GOAL: Write out each line that follows exactly as it stands, without the pictures.

(Source code of charts)
- - - -

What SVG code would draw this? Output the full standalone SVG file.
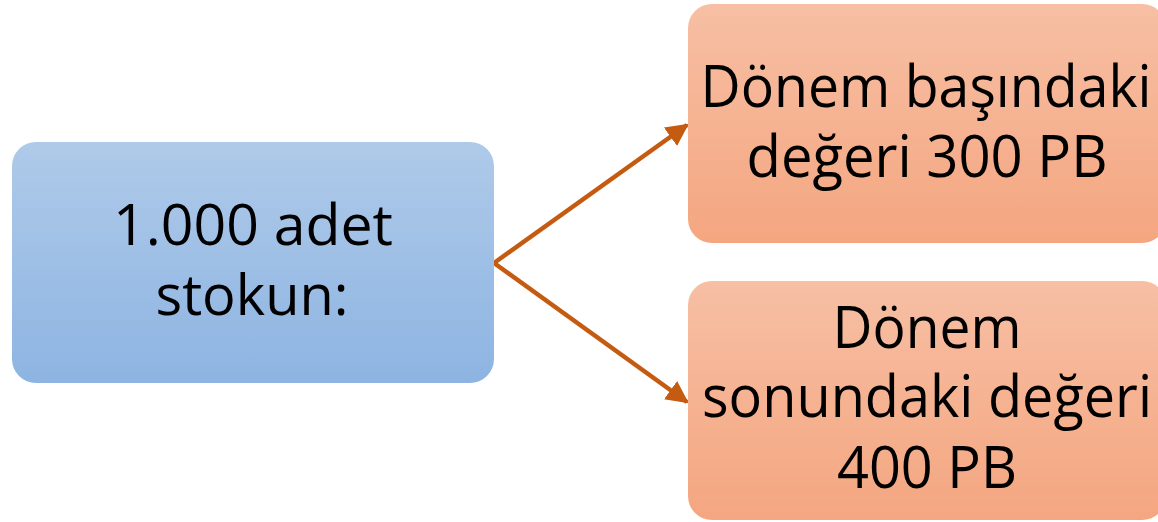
<svg xmlns="http://www.w3.org/2000/svg" width="1158" height="522" viewBox="0 0 1158 522">
<defs>
<linearGradient id="gBlue" x1="0" y1="0" x2="0" y2="1"><stop offset="0" stop-color="#AFCAE9"/><stop offset="1" stop-color="#8DB4E2"/></linearGradient>
<linearGradient id="gOrange" x1="0" y1="0" x2="0" y2="1"><stop offset="0" stop-color="#F7BFA4"/><stop offset="1" stop-color="#F4A680"/></linearGradient>
<marker id="arr" viewBox="0 0 10 10" refX="9" refY="5" markerWidth="5" markerHeight="5" orient="auto" markerUnits="strokeWidth"><path d="M0,0 L10,5 L0,10 z" fill="#C55A11"/></marker>
</defs>
<style>
text{font-family:"Open Sans","Noto Sans",sans-serif;fill:#000;text-anchor:middle}
.c{stroke:#C55A11;stroke-width:4.5;fill:none}
</style>
<rect width="1158" height="522" fill="#fff"/>
<g id="connectors">
<line class="c" x1="494" y1="263" x2="687" y2="125" marker-end="url(#arr)"/>
<line class="c" x1="494" y1="263" x2="687" y2="402" marker-end="url(#arr)"/>
</g>
<g id="n1">
<rect x="12" y="142" width="482" height="241" rx="24" fill="url(#gBlue)"/>
<text x="253" y="245" font-size="56" textLength="280" lengthAdjust="spacingAndGlyphs">1.000 adet</text>
<text x="252" y="315" font-size="56" textLength="193" lengthAdjust="spacingAndGlyphs">stokun:</text>
</g>
<g id="n2">
<rect x="688" y="4" width="478" height="239" rx="24" fill="url(#gOrange)"/>
<text x="926" y="107" font-size="58" textLength="451" lengthAdjust="spacingAndGlyphs">Dönem başındaki</text>
<text x="927" y="177" font-size="58" textLength="361" lengthAdjust="spacingAndGlyphs">değeri 300 PB</text>
</g>
<g id="n3">
<rect x="688" y="281" width="478" height="239" rx="24" fill="url(#gOrange)"/>
<text x="927" y="348" font-size="58" textLength="189" lengthAdjust="spacingAndGlyphs">Dönem</text>
<text x="927" y="417" font-size="58" textLength="450" lengthAdjust="spacingAndGlyphs">sonundaki değeri</text>
<text x="927" y="488" font-size="58" textLength="180" lengthAdjust="spacingAndGlyphs">400 PB</text>
</g>
</svg>
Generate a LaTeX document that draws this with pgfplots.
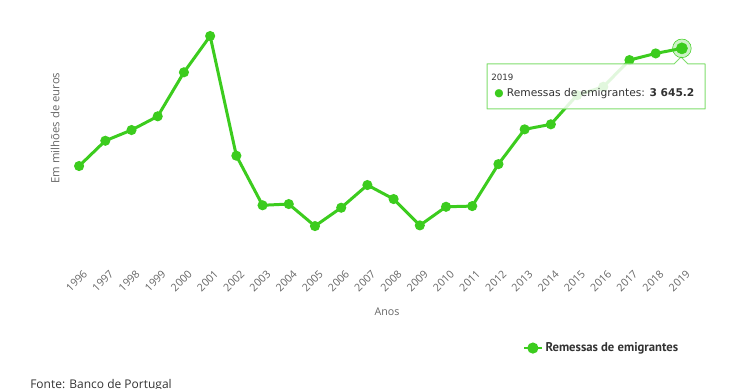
\documentclass[border=0pt]{standalone}
\usepackage{pgfplots}
\pgfplotsset{compat=1.18}
\usepackage{fontspec}
\setmainfont{Open Sans}
\newfontfamily\legfont{PT Sans}
\newfontfamily\tipfont{DejaVu Sans}
\definecolor{lg}{RGB}{60,204,30}
\definecolor{axgray}{RGB}{102,102,102}
\definecolor{txt}{RGB}{51,51,51}
\pgfplotstableread{
x year val
0 1996 2779
1 1997 2965
2 1998 3044
3 1999 3145
4 2000 3469
5 2001 3736
6 2002 2855
7 2003 2490
8 2004 2499
9 2005 2337
10 2006 2472
11 2007 2639
12 2008 2536
13 2009 2342
14 2010 2479
15 2011 2484
16 2012 2793
17 2013 3049
18 2014 3086
19 2015 3301
20 2016 3362
21 2017 3559
22 2018 3608
23 2019 3645.2
}\remessas
\begin{document}
\begin{tikzpicture}
\useasboundingbox (0,0) rectangle (555pt,291.75pt);
\begin{axis}[
  at={(49.5pt,100.5pt)}, anchor=south west,
  scale only axis, width=471.75pt, height=176.25pt,
  xmin=-0.5, xmax=23.5, ymin=2124, ymax=3854,
  axis x line=bottom, axis y line=none,
  x axis line style={draw=none, -},
  major tick length=0pt,
  ytick=\empty,
  xtick={0,...,23},
  xticklabels={1996,1997,1998,1999,2000,2001,2002,2003,2004,2005,2006,2007,2008,2009,2010,2011,2012,2013,2014,2015,2016,2017,2018,2019},
  xticklabel style={rotate=45, anchor=north east, font=\fontsize{8}{9}\selectfont, text=axgray, inner sep=0pt},
  tick label style={/pgf/number format/assume math mode=true},
  every tick label/.append style={yshift=-10.5pt, xshift=2.5pt},
  clip=false,
  legend style={at={(0.852,-0.396)}, anchor=center, draw=none, fill=none, font=\legfont\bfseries\fontsize{9.5}{11}\selectfont, text=txt, inner sep=0pt},
  legend image code/.code={\draw[lg, line width=2pt] (0pt,0pt) -- (13pt,0pt); \fill[lg] (6.5pt,0pt) circle (3pt);},
]
\addplot[lg, line width=2.25pt, mark=*, mark size=2.6pt, mark options={solid, fill=lg, draw=none}] table[x=x, y=val] {\remessas};
\addlegendentry{Remessas de emigrantes}
\end{axis}
\begin{scope}[x=0.75pt, y=-0.75pt, yshift=291.75pt]
  % tooltip
  \fill[white, opacity=0.85] (487,64) -- (674,64) -- (681,57) -- (688,64) -- (705,64) -- (705,109) -- (487,109) -- cycle;
  \draw[lg!65, line width=0.75pt, line join=round] (487,64) -- (674,64) -- (681,57) -- (688,64) -- (705,64) -- (705,109) -- (487,109) -- cycle;
  \node[anchor=west, inner sep=0pt, text=txt] at (491,77) {\tipfont\fontsize{6.5}{8}\selectfont 2019};
  \node[anchor=west, inner sep=0pt, text=txt] at (494,94) {\tipfont\fontsize{8}{10}\selectfont{\color{lg}●} Remessas de emigrantes: \textbf{3 645.2}};
  % axis titles
  \node[rotate=90, text=axgray, font=\fontsize{8.5}{10}\selectfont] at (55,128) {Em milhões de euros};
  \node[text=axgray, font=\fontsize{8}{10}\selectfont] at (387,312) {Anos};
  \node[anchor=base west, inner sep=0pt, text=txt, font=\fontsize{9}{11}\selectfont] at (30,389) {Fonte: Banco de Portugal};
\end{scope}
\begin{axis}[
  at={(49.5pt,100.5pt)}, anchor=south west,
  scale only axis, width=471.75pt, height=176.25pt,
  xmin=-0.5, xmax=23.5, ymin=2124, ymax=3854,
  hide axis, clip=false]
\addplot[lg, only marks, mark=*, mark size=7pt, mark options={solid, fill=lg, draw=none, fill opacity=0.25}] coordinates {(23,3645.2)};
\addplot[lg, only marks, mark=*, mark size=4.2pt, mark options={solid, fill=lg, draw=none}] coordinates {(23,3645.2)};
\end{axis}
\end{tikzpicture}
\end{document}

- - - -

WORKED SOLUTION:
What SVG code would draw this? Output the full standalone SVG file.
<svg xmlns="http://www.w3.org/2000/svg" width="1158" height="522" viewBox="0 0 1158 522">
<defs>
<linearGradient id="gBlue" x1="0" y1="0" x2="0" y2="1"><stop offset="0" stop-color="#AFCAE9"/><stop offset="1" stop-color="#8DB4E2"/></linearGradient>
<linearGradient id="gOrange" x1="0" y1="0" x2="0" y2="1"><stop offset="0" stop-color="#F7BFA4"/><stop offset="1" stop-color="#F4A680"/></linearGradient>
<marker id="arr" viewBox="0 0 10 10" refX="9" refY="5" markerWidth="5" markerHeight="5" orient="auto" markerUnits="strokeWidth"><path d="M0,0 L10,5 L0,10 z" fill="#C55A11"/></marker>
</defs>
<style>
text{font-family:"Open Sans","Noto Sans",sans-serif;fill:#000;text-anchor:middle}
.c{stroke:#C55A11;stroke-width:4.5;fill:none}
</style>
<rect width="1158" height="522" fill="#fff"/>
<g id="connectors">
<line class="c" x1="494" y1="263" x2="687" y2="125" marker-end="url(#arr)"/>
<line class="c" x1="494" y1="263" x2="687" y2="402" marker-end="url(#arr)"/>
</g>
<g id="n1">
<rect x="12" y="142" width="482" height="241" rx="24" fill="url(#gBlue)"/>
<text x="253" y="245" font-size="56" textLength="280" lengthAdjust="spacingAndGlyphs">1.000 adet</text>
<text x="252" y="315" font-size="56" textLength="193" lengthAdjust="spacingAndGlyphs">stokun:</text>
</g>
<g id="n2">
<rect x="688" y="4" width="478" height="239" rx="24" fill="url(#gOrange)"/>
<text x="926" y="107" font-size="58" textLength="451" lengthAdjust="spacingAndGlyphs">Dönem başındaki</text>
<text x="927" y="177" font-size="58" textLength="361" lengthAdjust="spacingAndGlyphs">değeri 300 PB</text>
</g>
<g id="n3">
<rect x="688" y="281" width="478" height="239" rx="24" fill="url(#gOrange)"/>
<text x="927" y="348" font-size="58" textLength="189" lengthAdjust="spacingAndGlyphs">Dönem</text>
<text x="927" y="417" font-size="58" textLength="450" lengthAdjust="spacingAndGlyphs">sonundaki değeri</text>
<text x="927" y="488" font-size="58" textLength="180" lengthAdjust="spacingAndGlyphs">400 PB</text>
</g>
</svg>
Generate a LaTeX document that draws this with pgfplots.
\documentclass[border=0pt]{standalone}
\usepackage{pgfplots}
\pgfplotsset{compat=1.18}
\usepackage{fontspec}
\setmainfont{Open Sans}
\newfontfamily\legfont{PT Sans}
\newfontfamily\tipfont{DejaVu Sans}
\definecolor{lg}{RGB}{60,204,30}
\definecolor{axgray}{RGB}{102,102,102}
\definecolor{txt}{RGB}{51,51,51}
\pgfplotstableread{
x year val
0 1996 2779
1 1997 2965
2 1998 3044
3 1999 3145
4 2000 3469
5 2001 3736
6 2002 2855
7 2003 2490
8 2004 2499
9 2005 2337
10 2006 2472
11 2007 2639
12 2008 2536
13 2009 2342
14 2010 2479
15 2011 2484
16 2012 2793
17 2013 3049
18 2014 3086
19 2015 3301
20 2016 3362
21 2017 3559
22 2018 3608
23 2019 3645.2
}\remessas
\begin{document}
\begin{tikzpicture}
\useasboundingbox (0,0) rectangle (555pt,291.75pt);
\begin{axis}[
  at={(49.5pt,100.5pt)}, anchor=south west,
  scale only axis, width=471.75pt, height=176.25pt,
  xmin=-0.5, xmax=23.5, ymin=2124, ymax=3854,
  axis x line=bottom, axis y line=none,
  x axis line style={draw=none, -},
  major tick length=0pt,
  ytick=\empty,
  xtick={0,...,23},
  xticklabels={1996,1997,1998,1999,2000,2001,2002,2003,2004,2005,2006,2007,2008,2009,2010,2011,2012,2013,2014,2015,2016,2017,2018,2019},
  xticklabel style={rotate=45, anchor=north east, font=\fontsize{8}{9}\selectfont, text=axgray, inner sep=0pt},
  tick label style={/pgf/number format/assume math mode=true},
  every tick label/.append style={yshift=-10.5pt, xshift=2.5pt},
  clip=false,
  legend style={at={(0.852,-0.396)}, anchor=center, draw=none, fill=none, font=\legfont\bfseries\fontsize{9.5}{11}\selectfont, text=txt, inner sep=0pt},
  legend image code/.code={\draw[lg, line width=2pt] (0pt,0pt) -- (13pt,0pt); \fill[lg] (6.5pt,0pt) circle (3pt);},
]
\addplot[lg, line width=2.25pt, mark=*, mark size=2.6pt, mark options={solid, fill=lg, draw=none}] table[x=x, y=val] {\remessas};
\addlegendentry{Remessas de emigrantes}
\end{axis}
\begin{scope}[x=0.75pt, y=-0.75pt, yshift=291.75pt]
  % tooltip
  \fill[white, opacity=0.85] (487,64) -- (674,64) -- (681,57) -- (688,64) -- (705,64) -- (705,109) -- (487,109) -- cycle;
  \draw[lg!65, line width=0.75pt, line join=round] (487,64) -- (674,64) -- (681,57) -- (688,64) -- (705,64) -- (705,109) -- (487,109) -- cycle;
  \node[anchor=west, inner sep=0pt, text=txt] at (491,77) {\tipfont\fontsize{6.5}{8}\selectfont 2019};
  \node[anchor=west, inner sep=0pt, text=txt] at (494,94) {\tipfont\fontsize{8}{10}\selectfont{\color{lg}●} Remessas de emigrantes: \textbf{3 645.2}};
  % axis titles
  \node[rotate=90, text=axgray, font=\fontsize{8.5}{10}\selectfont] at (55,128) {Em milhões de euros};
  \node[text=axgray, font=\fontsize{8}{10}\selectfont] at (387,312) {Anos};
  \node[anchor=base west, inner sep=0pt, text=txt, font=\fontsize{9}{11}\selectfont] at (30,389) {Fonte: Banco de Portugal};
\end{scope}
\begin{axis}[
  at={(49.5pt,100.5pt)}, anchor=south west,
  scale only axis, width=471.75pt, height=176.25pt,
  xmin=-0.5, xmax=23.5, ymin=2124, ymax=3854,
  hide axis, clip=false]
\addplot[lg, only marks, mark=*, mark size=7pt, mark options={solid, fill=lg, draw=none, fill opacity=0.25}] coordinates {(23,3645.2)};
\addplot[lg, only marks, mark=*, mark size=4.2pt, mark options={solid, fill=lg, draw=none}] coordinates {(23,3645.2)};
\end{axis}
\end{tikzpicture}
\end{document}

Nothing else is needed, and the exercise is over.